EXERCISE TASK -
Single out the lines of the material that contain "matplotlib" and copy them.

STORED DATA -
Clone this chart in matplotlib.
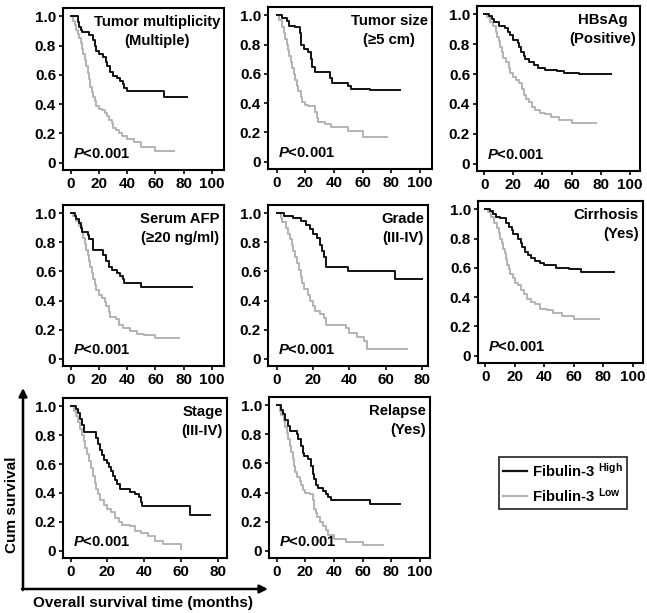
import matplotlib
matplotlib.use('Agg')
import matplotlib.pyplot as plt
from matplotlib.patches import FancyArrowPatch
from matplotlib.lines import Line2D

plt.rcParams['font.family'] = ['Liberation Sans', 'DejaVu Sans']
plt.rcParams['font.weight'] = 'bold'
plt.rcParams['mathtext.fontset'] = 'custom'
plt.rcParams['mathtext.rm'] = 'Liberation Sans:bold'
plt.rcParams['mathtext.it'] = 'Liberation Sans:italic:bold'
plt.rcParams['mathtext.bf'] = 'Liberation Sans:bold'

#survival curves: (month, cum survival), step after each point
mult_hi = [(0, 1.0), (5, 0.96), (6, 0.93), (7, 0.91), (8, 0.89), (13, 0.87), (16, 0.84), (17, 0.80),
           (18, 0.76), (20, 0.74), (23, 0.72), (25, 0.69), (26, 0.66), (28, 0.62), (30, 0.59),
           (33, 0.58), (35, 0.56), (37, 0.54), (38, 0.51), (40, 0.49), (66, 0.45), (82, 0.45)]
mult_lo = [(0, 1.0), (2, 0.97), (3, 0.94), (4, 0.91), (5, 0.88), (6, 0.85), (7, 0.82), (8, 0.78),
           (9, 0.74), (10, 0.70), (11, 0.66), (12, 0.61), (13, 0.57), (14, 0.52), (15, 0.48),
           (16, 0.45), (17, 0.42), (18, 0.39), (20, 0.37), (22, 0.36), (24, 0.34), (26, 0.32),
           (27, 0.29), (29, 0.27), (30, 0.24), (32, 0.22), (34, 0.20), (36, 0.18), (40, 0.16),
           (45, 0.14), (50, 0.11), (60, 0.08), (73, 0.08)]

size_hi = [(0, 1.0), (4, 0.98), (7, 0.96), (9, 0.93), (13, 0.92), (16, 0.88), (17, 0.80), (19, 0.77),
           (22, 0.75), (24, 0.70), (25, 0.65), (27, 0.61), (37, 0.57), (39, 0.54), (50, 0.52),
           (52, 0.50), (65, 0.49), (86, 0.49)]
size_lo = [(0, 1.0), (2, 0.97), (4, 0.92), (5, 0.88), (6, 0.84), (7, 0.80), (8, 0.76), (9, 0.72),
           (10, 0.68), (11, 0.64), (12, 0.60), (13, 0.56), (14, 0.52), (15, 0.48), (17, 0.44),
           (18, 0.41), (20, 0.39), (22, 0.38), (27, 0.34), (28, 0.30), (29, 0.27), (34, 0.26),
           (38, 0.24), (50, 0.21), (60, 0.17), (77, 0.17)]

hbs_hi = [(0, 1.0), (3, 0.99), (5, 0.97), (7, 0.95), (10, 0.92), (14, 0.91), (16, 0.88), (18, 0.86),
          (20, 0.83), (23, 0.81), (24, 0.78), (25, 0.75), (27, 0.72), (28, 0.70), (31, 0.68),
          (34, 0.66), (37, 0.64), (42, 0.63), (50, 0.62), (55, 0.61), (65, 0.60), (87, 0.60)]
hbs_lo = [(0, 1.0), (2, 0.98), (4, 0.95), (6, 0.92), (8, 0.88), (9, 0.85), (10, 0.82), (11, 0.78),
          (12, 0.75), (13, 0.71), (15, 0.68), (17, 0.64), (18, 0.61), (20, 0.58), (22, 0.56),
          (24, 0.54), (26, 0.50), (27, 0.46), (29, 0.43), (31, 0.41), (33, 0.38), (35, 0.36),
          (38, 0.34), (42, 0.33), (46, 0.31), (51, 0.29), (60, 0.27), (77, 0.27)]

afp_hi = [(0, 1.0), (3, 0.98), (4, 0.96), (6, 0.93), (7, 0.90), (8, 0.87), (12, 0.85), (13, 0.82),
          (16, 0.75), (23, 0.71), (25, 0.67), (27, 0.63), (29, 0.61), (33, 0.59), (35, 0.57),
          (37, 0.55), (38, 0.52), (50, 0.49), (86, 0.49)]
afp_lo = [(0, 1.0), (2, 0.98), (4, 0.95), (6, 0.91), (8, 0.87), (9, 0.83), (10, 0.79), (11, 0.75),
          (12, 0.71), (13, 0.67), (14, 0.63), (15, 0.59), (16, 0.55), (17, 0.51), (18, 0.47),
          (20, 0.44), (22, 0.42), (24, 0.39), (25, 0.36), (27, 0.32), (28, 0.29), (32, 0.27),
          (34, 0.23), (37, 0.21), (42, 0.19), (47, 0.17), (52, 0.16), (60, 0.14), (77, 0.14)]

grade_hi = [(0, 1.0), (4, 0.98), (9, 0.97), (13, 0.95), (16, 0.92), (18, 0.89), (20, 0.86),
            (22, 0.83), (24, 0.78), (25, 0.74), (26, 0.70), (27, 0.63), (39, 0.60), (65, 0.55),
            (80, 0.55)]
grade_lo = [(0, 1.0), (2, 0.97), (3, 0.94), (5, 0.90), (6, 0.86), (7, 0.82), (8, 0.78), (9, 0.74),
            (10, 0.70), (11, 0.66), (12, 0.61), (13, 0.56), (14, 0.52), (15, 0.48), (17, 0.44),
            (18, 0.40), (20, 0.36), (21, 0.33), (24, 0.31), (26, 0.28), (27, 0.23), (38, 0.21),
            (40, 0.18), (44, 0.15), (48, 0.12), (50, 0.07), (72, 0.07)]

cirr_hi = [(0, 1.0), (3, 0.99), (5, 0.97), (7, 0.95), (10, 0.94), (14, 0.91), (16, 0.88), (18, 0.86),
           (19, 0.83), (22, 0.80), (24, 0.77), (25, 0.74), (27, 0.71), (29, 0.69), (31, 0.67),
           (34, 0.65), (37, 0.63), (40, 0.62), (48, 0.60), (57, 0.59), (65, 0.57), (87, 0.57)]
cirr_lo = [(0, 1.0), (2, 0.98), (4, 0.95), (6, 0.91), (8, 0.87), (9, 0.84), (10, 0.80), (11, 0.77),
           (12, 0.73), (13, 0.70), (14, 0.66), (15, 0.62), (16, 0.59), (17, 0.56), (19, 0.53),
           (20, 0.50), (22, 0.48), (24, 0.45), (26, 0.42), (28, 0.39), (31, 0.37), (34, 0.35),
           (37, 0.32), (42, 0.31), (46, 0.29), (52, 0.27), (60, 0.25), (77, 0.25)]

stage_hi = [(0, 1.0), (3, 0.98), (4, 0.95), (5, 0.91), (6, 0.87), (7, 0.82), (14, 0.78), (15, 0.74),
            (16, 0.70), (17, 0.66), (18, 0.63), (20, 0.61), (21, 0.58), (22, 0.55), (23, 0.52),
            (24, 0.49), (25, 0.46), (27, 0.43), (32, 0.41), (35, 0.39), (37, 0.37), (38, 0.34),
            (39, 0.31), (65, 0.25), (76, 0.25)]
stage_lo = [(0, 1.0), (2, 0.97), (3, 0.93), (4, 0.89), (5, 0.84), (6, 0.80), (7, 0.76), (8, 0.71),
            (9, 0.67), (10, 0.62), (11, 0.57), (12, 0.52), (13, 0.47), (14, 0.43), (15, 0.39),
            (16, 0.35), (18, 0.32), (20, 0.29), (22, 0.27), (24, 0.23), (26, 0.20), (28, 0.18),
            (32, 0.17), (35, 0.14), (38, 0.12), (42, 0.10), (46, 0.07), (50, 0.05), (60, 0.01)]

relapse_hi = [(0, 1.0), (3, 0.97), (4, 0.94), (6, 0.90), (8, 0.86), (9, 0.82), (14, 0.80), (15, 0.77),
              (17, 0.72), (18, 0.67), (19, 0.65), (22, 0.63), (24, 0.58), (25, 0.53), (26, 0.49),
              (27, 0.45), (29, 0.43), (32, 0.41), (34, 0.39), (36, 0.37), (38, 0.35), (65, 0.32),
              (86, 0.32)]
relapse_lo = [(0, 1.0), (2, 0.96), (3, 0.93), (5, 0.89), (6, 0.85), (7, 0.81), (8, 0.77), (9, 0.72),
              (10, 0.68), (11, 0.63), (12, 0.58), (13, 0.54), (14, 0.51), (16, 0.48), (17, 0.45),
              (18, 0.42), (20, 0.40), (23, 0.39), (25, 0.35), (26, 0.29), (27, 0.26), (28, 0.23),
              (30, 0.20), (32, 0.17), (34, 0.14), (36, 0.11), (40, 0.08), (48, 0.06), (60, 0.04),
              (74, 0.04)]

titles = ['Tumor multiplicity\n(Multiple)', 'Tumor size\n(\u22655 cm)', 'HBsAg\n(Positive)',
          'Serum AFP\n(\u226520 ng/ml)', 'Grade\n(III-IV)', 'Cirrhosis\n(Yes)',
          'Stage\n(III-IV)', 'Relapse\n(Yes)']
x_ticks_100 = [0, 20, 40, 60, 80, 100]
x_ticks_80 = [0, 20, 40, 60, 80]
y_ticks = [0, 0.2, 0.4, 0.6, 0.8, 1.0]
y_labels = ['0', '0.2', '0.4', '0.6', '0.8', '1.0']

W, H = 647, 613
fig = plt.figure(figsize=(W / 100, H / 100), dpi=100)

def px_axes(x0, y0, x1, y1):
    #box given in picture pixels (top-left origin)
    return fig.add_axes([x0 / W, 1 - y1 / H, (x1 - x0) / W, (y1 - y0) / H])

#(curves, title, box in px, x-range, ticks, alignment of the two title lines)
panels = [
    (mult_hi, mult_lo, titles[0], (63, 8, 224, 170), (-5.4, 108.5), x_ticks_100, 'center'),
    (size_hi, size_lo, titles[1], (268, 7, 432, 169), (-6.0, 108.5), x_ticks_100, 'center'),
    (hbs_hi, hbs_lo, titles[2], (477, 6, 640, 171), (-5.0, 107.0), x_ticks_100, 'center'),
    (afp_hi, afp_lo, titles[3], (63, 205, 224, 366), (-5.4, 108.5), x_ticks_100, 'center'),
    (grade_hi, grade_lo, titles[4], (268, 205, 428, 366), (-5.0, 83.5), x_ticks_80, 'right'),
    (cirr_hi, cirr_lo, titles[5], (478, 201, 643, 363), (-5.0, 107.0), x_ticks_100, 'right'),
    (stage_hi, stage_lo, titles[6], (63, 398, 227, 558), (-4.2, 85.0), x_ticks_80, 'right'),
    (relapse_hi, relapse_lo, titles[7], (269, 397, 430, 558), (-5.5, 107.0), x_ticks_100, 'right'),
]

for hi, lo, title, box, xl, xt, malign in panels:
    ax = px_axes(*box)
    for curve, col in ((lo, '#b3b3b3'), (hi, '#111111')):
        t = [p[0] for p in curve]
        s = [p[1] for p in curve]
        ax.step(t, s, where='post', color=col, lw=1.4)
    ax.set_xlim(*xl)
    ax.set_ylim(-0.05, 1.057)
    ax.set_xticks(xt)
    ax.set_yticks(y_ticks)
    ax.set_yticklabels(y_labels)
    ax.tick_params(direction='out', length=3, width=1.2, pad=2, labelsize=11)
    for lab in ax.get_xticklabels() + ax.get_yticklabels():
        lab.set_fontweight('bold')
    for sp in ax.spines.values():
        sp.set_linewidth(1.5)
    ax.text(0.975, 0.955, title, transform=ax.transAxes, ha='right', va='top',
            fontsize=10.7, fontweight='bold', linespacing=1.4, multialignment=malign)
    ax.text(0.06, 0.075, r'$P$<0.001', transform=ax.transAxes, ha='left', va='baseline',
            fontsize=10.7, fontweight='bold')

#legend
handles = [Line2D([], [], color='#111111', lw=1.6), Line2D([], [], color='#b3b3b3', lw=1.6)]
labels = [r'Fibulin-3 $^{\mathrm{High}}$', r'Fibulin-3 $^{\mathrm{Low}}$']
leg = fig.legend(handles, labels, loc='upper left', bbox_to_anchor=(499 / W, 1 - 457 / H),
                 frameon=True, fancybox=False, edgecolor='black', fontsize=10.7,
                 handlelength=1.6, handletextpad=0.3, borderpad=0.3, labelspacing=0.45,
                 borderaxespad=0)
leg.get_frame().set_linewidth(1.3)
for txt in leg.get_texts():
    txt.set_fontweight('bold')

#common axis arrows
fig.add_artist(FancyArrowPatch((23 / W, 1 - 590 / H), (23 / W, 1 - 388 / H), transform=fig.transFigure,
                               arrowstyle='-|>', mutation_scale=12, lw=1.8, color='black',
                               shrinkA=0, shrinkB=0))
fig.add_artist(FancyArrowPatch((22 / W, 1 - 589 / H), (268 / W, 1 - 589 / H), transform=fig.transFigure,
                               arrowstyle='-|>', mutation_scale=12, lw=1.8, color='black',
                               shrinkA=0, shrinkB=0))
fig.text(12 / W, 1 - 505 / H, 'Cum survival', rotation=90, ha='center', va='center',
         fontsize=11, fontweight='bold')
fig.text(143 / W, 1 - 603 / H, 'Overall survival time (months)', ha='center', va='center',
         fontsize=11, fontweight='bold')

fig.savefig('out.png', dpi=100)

CORRECT RESULT -
Clone this chart in matplotlib.
import matplotlib
matplotlib.use('Agg')
import matplotlib.pyplot as plt
from matplotlib.patches import FancyArrowPatch
from matplotlib.lines import Line2D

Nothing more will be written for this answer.